Banks Rescue Plans Are Questionable To Say The Least
Monday 08 December 2008

It is all well and good the government coming out with these grandiose statements in relation to sorting everything out for those suffering at the hands of the credit crunch, but is it all just a load of hot air?
Yes, would appear to be the answer, as customers find themselves in less than enviable positions whereby they have to beg for overdrafts, suffer penalties for late repayments, and appear in court due to institutions wanting to seize their assets.
Ostensibly the Bank of England base rate being lower than it has been for 57 years would have serious relief implications for the average proletariat, but people are still seriously losing out big time. Financial institutions have been quick to levy the limit that the rates can drop on customers’ tracker mortgages, and others are being charged standard variable rates of more than six per cent.
It doesn’t take a person who majored in math logic to work out that this is treble the low base rate that the government imposed in order to help people out. Just what is the purpose in reducing the base rate if the financial institutions are not obliged to pass the relief onto their customers.
Amid all this financial misery, cases are passing through court like diuretics passing through a week persons bladder, in relation to credit card companies and loan lenders issuing charging orders on the property of customers that have fallen radically behind with payments. These charges are only going to lead to people having their homes repossessed.

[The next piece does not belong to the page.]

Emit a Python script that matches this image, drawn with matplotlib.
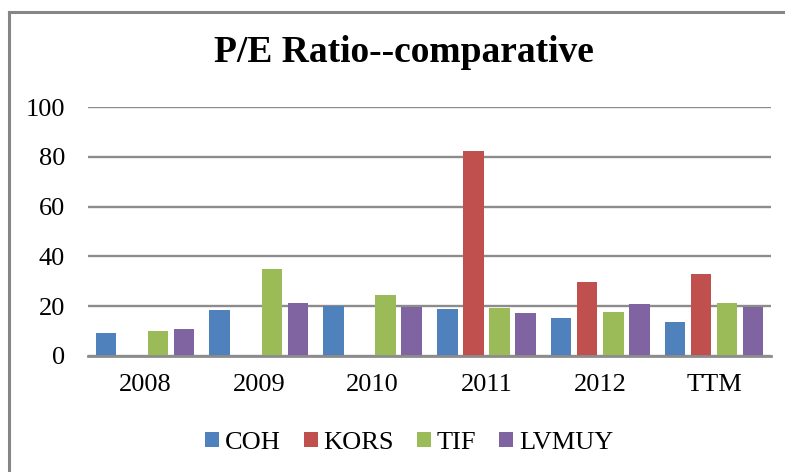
import numpy as np
import matplotlib.pyplot as plt
from matplotlib.lines import Line2D

#### Data
categories = ['2008', '2009', '2010', '2011', '2012', 'TTM']
series = ['COH', 'KORS', 'TIF', 'LVMUY']
coh   = [9.4, 18.3, 20.0, 19.0, 15.1, 13.6]
kors  = [0.0, 0.0, 0.0, 82.3, 29.8, 33.0]
tif   = [10.2, 35.0, 24.3, 19.1, 17.6, 21.1]
lvmuy = [11.0, 21.1, 19.8, 17.4, 20.7, 19.7]
colors = ['#4F81BD', '#C0504D', '#9BBB59', '#8064A2']

#### Plot settings
plt.rcParams['font.family'] = ['Liberation Serif', 'DejaVu Serif']

fig = plt.figure(figsize=(7.85, 4.72), dpi=100)
ax = fig.add_axes([88/785, 1-356/472, (771-88)/785, (356-107)/472])

x = np.arange(len(categories))
step = 0.2285
width = 0.18
for i, (name, vals) in enumerate(zip(series, [coh, kors, tif, lvmuy])):
    ax.bar(x + (i-1.5)*step, vals, width=width, color=colors[i], label=name, zorder=3)

ax.set_xlim(-0.5, len(categories)-0.5)
ax.set_ylim(0, 100)
ax.set_yticks(range(0, 101, 20))
ax.yaxis.grid(True, color='#8c8c8c', linewidth=1.7, zorder=0)
for s in ['top', 'right', 'left']:
    ax.spines[s].set_visible(False)
ax.spines['bottom'].set_color('#8c8c8c')
ax.spines['bottom'].set_linewidth(2)
ax.spines['bottom'].set_zorder(4)
ax.set_xticks(x)
ax.set_xticklabels(categories)
ax.tick_params(axis='both', length=0, labelsize=19)
ax.tick_params(axis='x', pad=13)
ax.tick_params(axis='y', pad=16.5)

fig.text(0.515, 1-53/472, 'P/E Ratio--comparative', ha='center', va='center',
         fontsize=27, fontweight='bold')

fig.legend(loc='center', bbox_to_anchor=(0.5215, 1-443/472), ncol=4, frameon=False,
           fontsize=19, handlelength=0.53, handleheight=0.53, handletextpad=0.22,
           columnspacing=0.87)

#### Frame lines (chart border, cropped)
fig.add_artist(Line2D([8.5/785, 8.5/785], [0, 1-11.5/472], color='#868686', lw=2.2, transform=fig.transFigure))
fig.add_artist(Line2D([8.5/785, 1], [1-11.5/472, 1-11.5/472], color='#868686', lw=2.2, transform=fig.transFigure))

fig.savefig('out.png', dpi=100)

Lenders seem frantic to secure their interests and once a charge order is in place, it allows the lender to be able to force a customer to sell their property, should the term of the court order be broken.

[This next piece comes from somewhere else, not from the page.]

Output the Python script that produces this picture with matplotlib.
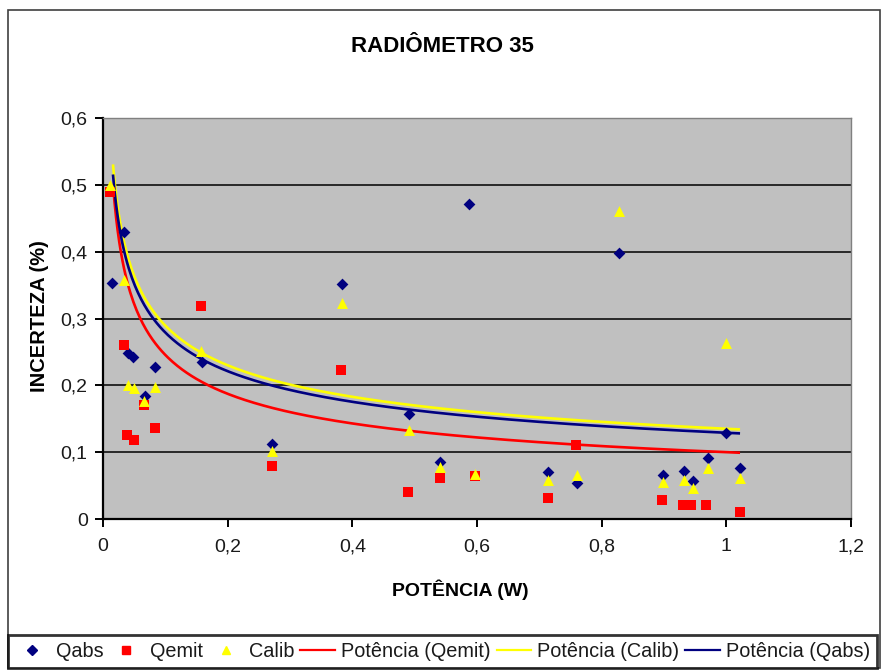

People with knowledge in the financial sector are of the opinion that apparently good-willed gestures from the likes of RBS, not to repossess property until six months subsequent to a borrower slipping into arrears, are about as much use as a wax fireplace. A year ago the process took anything up to 18 months, so they are effectively worsening the situation for borrowers, but publicising this ‘grandiose’ gesture in the face of repossessions being more commonplace.
It is extremely worrying that debt collectors are being used more frequently, as well as the courts, in order to repossess peoples property, or to secure charges. it is driving borrowers to hara-kiri levels of distraction.
The banks, who it is increasingly difficult to have any sort of sympathy towards, are ‘waxing fiscally’ about having to rebuild their capital, treat their customers fairly, and look out for the people that are savers, not just the people in debt.
Northern Rock, the originators of ‘My god – what have we done!’ got some spokes woman who remained unnamed, to say the following:
‘This situation that we are operating in is not the normal type of one, at all.’ This vague comment was in relation to the manner in which the terrible bank are giving new customers really good mortgage deals, and not giving them to existing customers. It is as though they have been taking their policy concepts from those satirical Nationwide adverts.
Even though this practice has been heavily scrutinised in the past, Northern Rock don’t mind rapaciously benefiting from the dire straits of the taxpayers that bailed them out of their avaricious quagmire in the first instance – great!
The same vague spokeswoman also said – ‘Number one priority for us is to pay back the loan that the government gave us using the monies of taxpayers.’